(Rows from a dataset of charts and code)
········

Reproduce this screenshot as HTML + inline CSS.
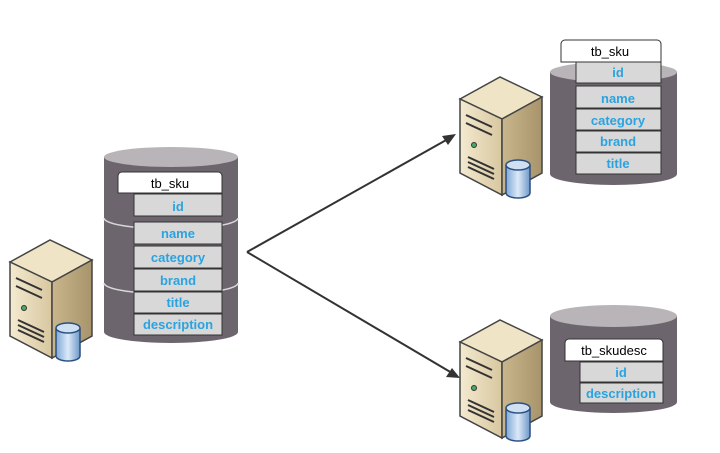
<!DOCTYPE html>
<html><head><style>
body{margin:0;background:#fff;}
svg{display:block;font-family:"Liberation Sans",sans-serif;}
.h{font-size:13px;fill:#000;text-anchor:middle;}
.f{font-size:13px;font-weight:bold;fill:#2aa3e0;text-anchor:middle;}
.r{fill:#d8d8d8;stroke:#333;stroke-width:1;}
</style></head><body>
<svg width="720" height="453" viewBox="0 0 720 453">
<defs>
<linearGradient id="front" x1="0" x2="1"><stop offset="0" stop-color="#f4ead0"/><stop offset="1" stop-color="#d8c7a0"/></linearGradient>
<linearGradient id="side" x1="0" x2="1"><stop offset="0" stop-color="#c9b68c"/><stop offset="1" stop-color="#a8946b"/></linearGradient>
<linearGradient id="db" x1="0" x2="1"><stop offset="0" stop-color="#7fa8d8"/><stop offset="0.5" stop-color="#dce9f7"/><stop offset="1" stop-color="#6f98c8"/></linearGradient>
<g id="srv">
<polygon points="0,22 40,0 82,20 42,42" fill="#efe4c6" stroke="#444" stroke-width="1.5"/>
<polygon points="0,22 42,42 42,118 0,96" fill="url(#front)" stroke="#444" stroke-width="1.5"/>
<polygon points="42,42 82,20 82,96 42,118" fill="url(#side)" stroke="#444" stroke-width="1.5"/>
<path d="M6,38 L32,50 M6,46 L32,58 M8,80 L34,92 M8,85 L34,97 M8,90 L34,102" stroke="#333" stroke-width="2"/>
<circle cx="14" cy="68" r="2.5" fill="#4a6" stroke="#333"/>
<path d="M46,88 v28 a12,5 0 0 0 24,0 v-28" fill="url(#db)" stroke="#2a4f80" stroke-width="1.5"/>
<ellipse cx="58" cy="88" rx="12" ry="5" fill="#cfe0f3" stroke="#2a4f80" stroke-width="1.5"/>
</g>
</defs>
<!-- arrows -->
<line x1="247" y1="252" x2="448" y2="139" stroke="#333" stroke-width="2"/>
<polygon points="456,134 442,136 448,145" fill="#333"/>
<line x1="247" y1="252" x2="452" y2="373" stroke="#333" stroke-width="2"/>
<polygon points="460,378 446,377 452,368" fill="#333"/>

<!-- left cylinder -->
<path d="M104,157 V332 A67,11 0 0 0 238,332 V157 Z" fill="#6c656d"/>
<path d="M104,218 A67,11 0 0 0 238,218 M104,283 A67,11 0 0 0 238,283" stroke="#d8d8d8" stroke-width="1.5" fill="none"/>
<ellipse cx="171" cy="157" rx="67" ry="10" fill="#b8b4b8"/>
<path d="M118,193 V176 a4,4 0 0 1 4,-4 H218 a4,4 0 0 1 4,4 V193 Z" fill="#fff" stroke="#333"/>
<text class="h" x="170" y="188">tb_sku</text>
<rect class="r" x="134" y="194" width="88" height="22"/><text class="f" x="178" y="211">id</text>
<rect class="r" x="134" y="222" width="88" height="22"/><text class="f" x="178" y="238">name</text>
<rect class="r" x="134" y="246" width="88" height="22"/><text class="f" x="178" y="262">category</text>
<rect class="r" x="134" y="269" width="88" height="22"/><text class="f" x="178" y="285">brand</text>
<rect class="r" x="134" y="292" width="88" height="21"/><text class="f" x="178" y="307">title</text>
<rect class="r" x="134" y="314" width="88" height="21"/><text class="f" x="178" y="329">description</text>
<use href="#srv" x="10" y="240"/>

<!-- top right -->
<path d="M550,72 V174 A63.5,11 0 0 0 677,174 V72 Z" fill="#6c656d"/>
<ellipse cx="613.5" cy="72" rx="63.5" ry="10" fill="#b8b4b8"/>
<path d="M561,62 V44 a4,4 0 0 1 4,-4 H657 a4,4 0 0 1 4,4 V62 Z" fill="#fff" stroke="#333"/>
<text class="h" x="610" y="56">tb_sku</text>
<rect class="r" x="576" y="62" width="85" height="21"/><text class="f" x="618" y="77">id</text>
<rect class="r" x="576" y="86" width="85" height="22"/><text class="f" x="618" y="103">name</text>
<rect class="r" x="576" y="109" width="85" height="21"/><text class="f" x="618" y="125">category</text>
<rect class="r" x="576" y="131" width="85" height="21"/><text class="f" x="618" y="146">brand</text>
<rect class="r" x="576" y="153" width="85" height="21"/><text class="f" x="618" y="168">title</text>
<use href="#srv" x="460" y="77"/>

<!-- bottom right -->
<path d="M550,316 V402 A63.5,11 0 0 0 677,402 V316 Z" fill="#6c656d"/>
<ellipse cx="613.5" cy="316" rx="63.5" ry="11" fill="#b8b4b8"/>
<path d="M565,361 V343 a4,4 0 0 1 4,-4 H659 a4,4 0 0 1 4,4 V361 Z" fill="#fff" stroke="#333"/>
<text class="h" x="614" y="355">tb_skudesc</text>
<rect class="r" x="580" y="362" width="83" height="20"/><text class="f" x="621" y="377">id</text>
<rect class="r" x="580" y="383" width="83" height="20"/><text class="f" x="621" y="398">description</text>
<use href="#srv" x="460" y="320"/>
</svg>
</body></html>
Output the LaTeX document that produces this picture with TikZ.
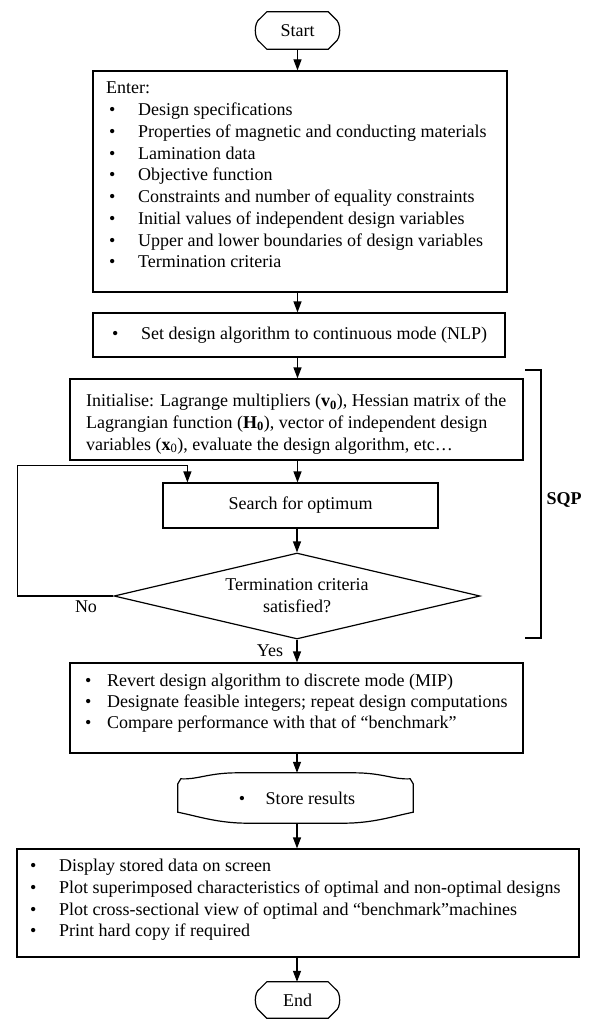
\documentclass[tikz,border=0pt]{standalone}
\usepackage{fontspec}
\setmainfont{Liberation Serif}
\usetikzlibrary{arrows.meta,calc,shapes.geometric}
\newcommand\blt[1][29pt]{\hspace*{3pt}\makebox[#1][l]{\textbullet}}
\newcommand\termpath[1]{%
\draw[ln] ($(#1.north west)+(9,0)$) -- ($(#1.north east)+(-9,0)$) -- ($(#1.north east)+(-2,7)$)
 .. controls ($(#1.east)+(4,-8)$) and ($(#1.east)+(4,8)$) .. ($(#1.south east)+(-2,-7)$)
 -- ($(#1.south east)+(-9,0)$) -- ($(#1.south west)+(9,0)$) -- ($(#1.south west)+(2,-7)$)
 .. controls ($(#1.west)+(-4,8)$) and ($(#1.west)+(-4,-8)$) .. ($(#1.north west)+(2,7)$) -- cycle;}
\begin{document}
\begin{tikzpicture}[x=1pt,y=-1pt,
  txt/.style={font=\fontsize{18}{21.75}\selectfont},
  ln/.style={line width=1.2pt},
  box/.style={draw, line width=1.2pt, inner sep=0pt},
  lbl/.style={txt, inner sep=0pt, align=left, anchor=west},
  arr/.style={-{Triangle[length=11pt,width=8pt]}, line width=1.2pt}]
\useasboundingbox (0,0) rectangle (590,1024);

% Start
\node[txt, minimum width=79pt, minimum height=37pt, inner sep=0pt] (start) at (297.5,30.5) {Start};
\termpath{start}

% Enter
\node[box, minimum width=414pt, minimum height=221pt] (enter) at (300,181.5) {};
\node[lbl] (entertxt) at (106,175) {Enter:\\
\blt Design specifications\\
\blt Properties of magnetic and conducting materials\\
\blt Lamination data\\
\blt Objective function\\
\blt Constraints and number of equality constraints\\
\blt Initial values of independent design variables\\
\blt Upper and lower boundaries of design variables\\
\blt Termination criteria};

% NLP
\node[box, minimum width=412pt, minimum height=44pt] (nlp) at (299,335) {};
\node[lbl] (nlptxt) at (109,335) {\blt Set design algorithm to continuous mode (NLP)};

% Initialise
\node[box, minimum width=453pt, minimum height=81pt] (init) at (296.5,419.5) {};
\node[lbl] (inittxt) at (86,424) {Initialise: Lagrange multipliers (\textbf{v}\textsubscript{\textbf{0}}), Hessian matrix of the\\
Lagrangian function (\textbf{H}\textsubscript{\textbf{0}}), vector of independent design\\
variables (\textbf{x}\textsubscript{0}), evaluate the design algorithm, etc\ldots};

% Search
\node[box, txt, minimum width=275pt, minimum height=45pt] (search) at (300.5,505.5) {Search for optimum};

% Decision
\node[draw, ln, diamond, shape aspect=5.4, minimum width=366pt, minimum height=86pt, inner sep=0pt, txt, align=center] (dec) at (297,596) {Termination criteria\\satisfied?};

\node[txt] (no) at (86,607) {No};
\node[txt] (yes) at (270,651) {Yes};

% SQP bracket
\draw[ln] (525,370) -- (541,370) -- (541,638) -- (525,638);
\node[txt, font=\fontsize{18}{20}\selectfont\bfseries] (sqp) at (564,500) {SQP};

% MIP
\node[box, minimum width=453pt, minimum height=90pt] (mip) at (296.5,708) {};
\node[lbl, font=\fontsize{18}{21}\selectfont] (miptxt) at (82,703) {\blt[22pt]Revert design algorithm to discrete mode (MIP)\\
\blt[22pt]Designate feasible integers; repeat design computations\\
\blt[22pt]Compare performance with that of ``benchmark''};

% Store
\node[txt, minimum width=235pt, minimum height=50pt, inner sep=0pt] (store) at (295.5,798) {\blt[27pt]Store results};
\draw[ln] ($(store.north west)+(0,11)$) -- ($(store.north west)+(3,6)$)
  .. controls ($(store.north west)+(20,7)$) and ($(store.north west)+(30,0)$) .. ($(store.north west)+(60,0)$)
  -- ($(store.north east)+(-60,0)$)
  .. controls ($(store.north east)+(-30,0)$) and ($(store.north east)+(-20,7)$) .. ($(store.north east)+(-3,6)$)
  -- ($(store.north east)+(0,11)$) -- ($(store.south east)+(0,-11)$)
  .. controls ($(store.south east)+(-20,-7)$) and ($(store.south east)+(-40,0)$) .. ($(store.south east)+(-70,0)$)
  -- ($(store.south west)+(70,0)$)
  .. controls ($(store.south west)+(40,0)$) and ($(store.south west)+(20,-7)$) .. ($(store.south west)+(0,-11)$)
  -- cycle;

% Display
\node[box, minimum width=562pt, minimum height=108pt] (disp) at (298,903) {};
\node[lbl] (disptxt) at (27,900) {\blt Display stored data on screen\\
\blt Plot superimposed characteristics of optimal and non-optimal designs\\
\blt Plot cross-sectional view of optimal and ``benchmark''machines\\
\blt Print hard copy if required};

% End
\node[txt, minimum width=79pt, minimum height=36pt, inner sep=0pt] (end) at (297.5,1000) {End};
\termpath{end}

% connectors
\draw[arr] (start.south) -- (enter.north -| start.south);
\draw[arr] (enter.south -| start.south) -- (nlp.north -| start.south);
\draw[arr] (nlp.south -| start.south) -- (init.north -| start.south);
\draw[arr] (init.south -| start.south) -- (search.north -| start.south);
\draw[arr] (search.south -| dec.north) -- (dec.north);
\draw[arr] (dec.west) -- ++(-96,0) |- ($(search.north west)+(25,-17)$) -- ($(search.north west)+(25,0)$);
\draw[arr] (dec.south) -- (mip.north -| dec.south);
\draw[arr] (mip.south -| dec.south) -- (store.north -| dec.south);
\draw[arr] (store.south -| dec.south) -- (disp.north -| dec.south);
\draw[arr] (disp.south -| dec.south) -- (end.north -| dec.south);
\end{tikzpicture}
\end{document}
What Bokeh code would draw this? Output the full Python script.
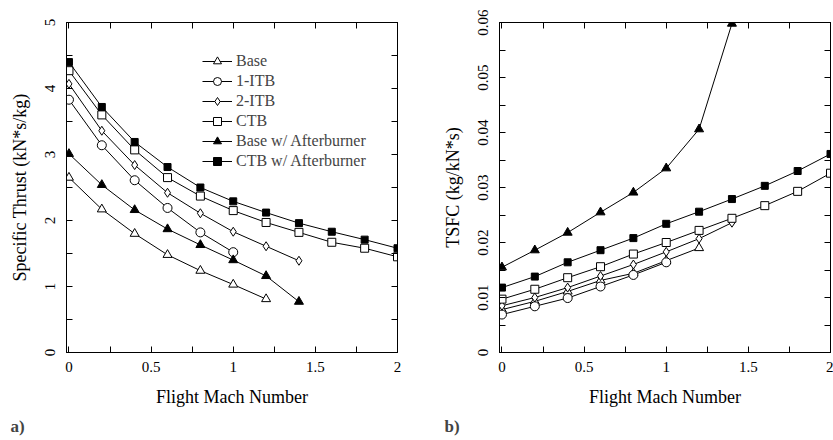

········

- [WHAT TO PRODUCE]: In the listing, find all lines with the string "that" and copy them.

- [TASK RESPONSE]:
Output the LaTeX document that produces this picture with TikZ.
\blt[22pt]Compare performance with that of ``benchmark''};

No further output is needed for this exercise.